Dr. Wende Huehn-Brown is Professor of Business at St. Petersburg College. She has 17 years of engineering and management experience and holds a Ph.D. from the U. of Missouri-Rolla. She can be reached at

Five years ago I began teaching Operations Management using the Heizer-Render text entirely online.  I quickly saw how online students struggled with learning the lessons compared to my blended students.  So I spent many hours creating screen capture tutorials that worked through similar homework problems, as well as a lecture series to help students integrate the concepts and evaluate how they are applied in organizations.  I have used this technology in my classes for the past four and a half years. 

Currently, there is quite a bit of discussion about the evolving focus in online courses, but I want to emphasize we cannot overlook the impact on student learning.  In the blended classes I am able to add to this online format with active learning activities, simulations, and games at physical class meetings.  In January, 2012 I started using the New Design MyOMLab (I began the prior version in Fall, 2010).  I have always seen how blended student grades were significantly better than the grades of entirely online students.   (In the New Design instructor tools you can now view student performance by AASCB standards).  At this point my sample size is small, but blended students showed a 14% improvement in analytical skills and reflective thinking skills over online students.  These are vital skills our organizations need to be more competitive in today’s global marketplace.

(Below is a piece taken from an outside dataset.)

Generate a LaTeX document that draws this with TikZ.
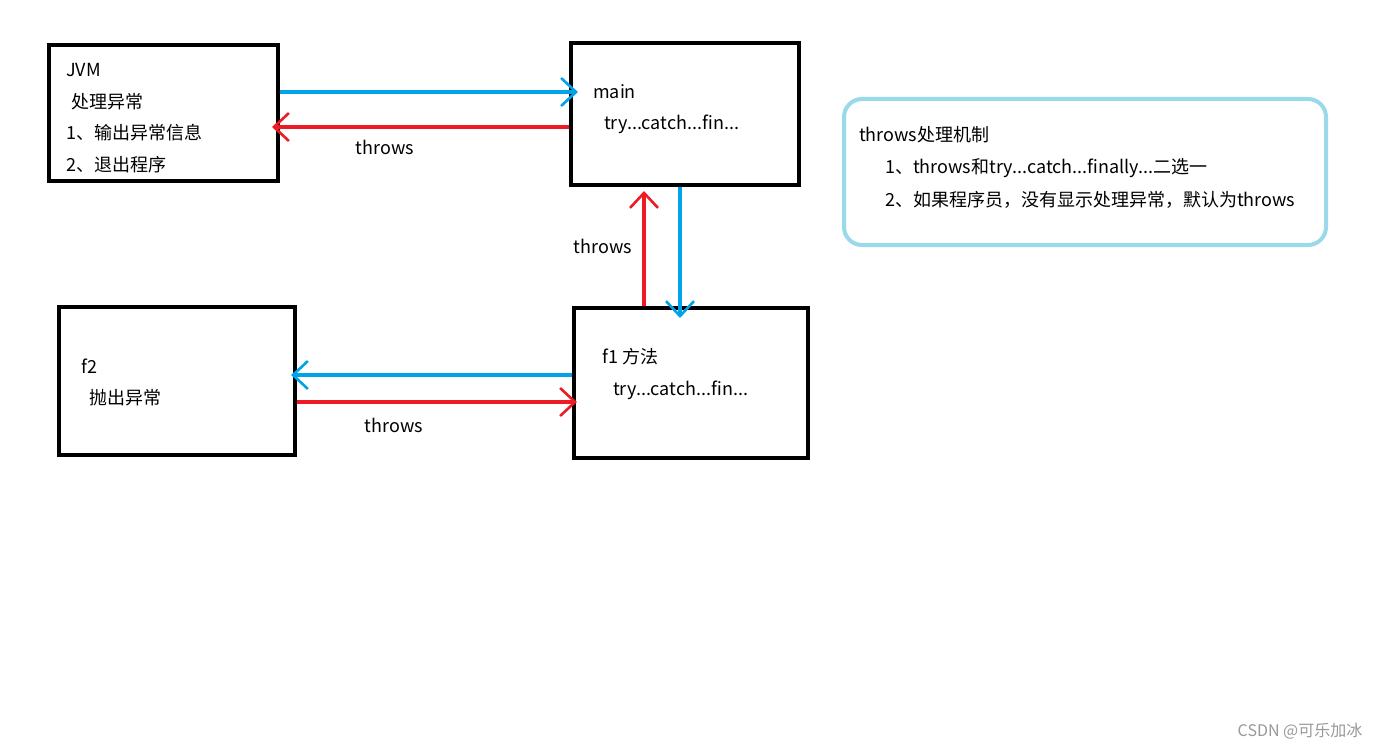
\documentclass[tikz,border=0pt]{standalone}
\usepackage{fontspec}
\newfontfamily\cjk{Noto Sans CJK SC}
\usetikzlibrary{arrows.meta}
\definecolor{paintBlue}{HTML}{00A2E8}
\definecolor{paintRed}{HTML}{ED1C24}
\definecolor{noteBlue}{HTML}{99D9EA}

\begin{document}
\begin{tikzpicture}[x=1pt, y=-1pt,
    every node/.style={font=\cjk\fontsize{18}{21}\selectfont},
    box/.style={draw, line width=4pt},
    txt/.style={anchor=west, inner sep=0pt},
    lbl/.style={black, inner sep=0pt},
    blueline/.style={paintBlue, line width=4pt, -{Straight Barb[length=15pt, width=28pt, line width=2.6pt]}},
    redline/.style={paintRed, line width=4pt, -{Straight Barb[length=15pt, width=28pt, line width=2.6pt]}}]
    \useasboundingbox[fill=white] (0,0) rectangle (1395,749);
    \node[box, minimum width=229, minimum height=136] (jvm) at (163.5,113) {};
    \node[box, minimum width=228, minimum height=142] (main) at (685,114) {};
    \node[box, minimum width=236, minimum height=148] (f2) at (177,381) {};
    \node[box, minimum width=234, minimum height=150] (f1) at (691,383) {};
    \node[draw=noteBlue, line width=4pt, rounded corners=18, minimum width=482, minimum height=146] (note) at (1085,172) {};

    \node[txt] (jvmA) at (66,70) {JVM};
    \node[txt] (jvmB) at (71,102) {处理异常};
    \node[txt] (jvmC) at (66,133) {1、输出异常信息};
    \node[txt] (jvmD) at (66,165) {2、退出程序};
    \node[txt] (mainA) at (593,92) {main};
    \node[txt] (mainB) at (604,124) {try...catch...fin...};
    \node[txt] (f2A) at (81,366) {f2};
    \node[txt] (f2B) at (89,398) {抛出异常};
    \node[txt] (f1A) at (602,357) {f1 方法};
    \node[txt] (f1B) at (613,390) {try...catch...fin...};
    \node[txt] (noteA) at (859,135) {throws处理机制};
    \node[txt] (noteB) at (885,168) {1、throws和try...catch...finally...二选一};
    \node[txt] (noteC) at (885,200) {2、如果程序员，没有显示处理异常，默认为throws};

    \draw[blueline] ([yshift=21pt]jvm.east) -- ([xshift=9pt, yshift=22pt]main.west);
    \draw[redline] ([yshift=-13pt]main.west) -- ([xshift=-8pt, yshift=-14pt]jvm.east);
    \draw[redline] ([xshift=-47pt]f1.north) -- ([xshift=-41pt, yshift=-4pt]main.south);
    \draw[blueline] ([xshift=-5pt]main.south) -- ([xshift=-11pt, yshift=-12pt]f1.north);
    \draw[blueline] ([yshift=8pt]f1.west) -- ([xshift=-6pt, yshift=6pt]f2.east);
    \draw[redline] ([yshift=-21pt]f2.east) -- ([xshift=5pt, yshift=-19pt]f1.west);
    \node[lbl] (t1) at (385,147) {throws};
    \node[lbl] (t2) at (603,246) {throws};
    \node[lbl] (t3) at (394,425) {throws};

    \node[gray!80, font=\cjk\fontsize{16}{19}\selectfont] (mark) at (1300,731) {CSDN @可乐加冰};
\end{tikzpicture}
\end{document}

Considering that all other course resources were the same, except for the blended physical class meeting, it left me pondering that modality value to student learning.  I acknowledge the integration of active learning activities, simulations, and games in our OM discipline.  Obviously, I have more data to collect, but I wanted to share the major impact on vital learning standards and encourage colleagues in this field to share their results.  What are your results?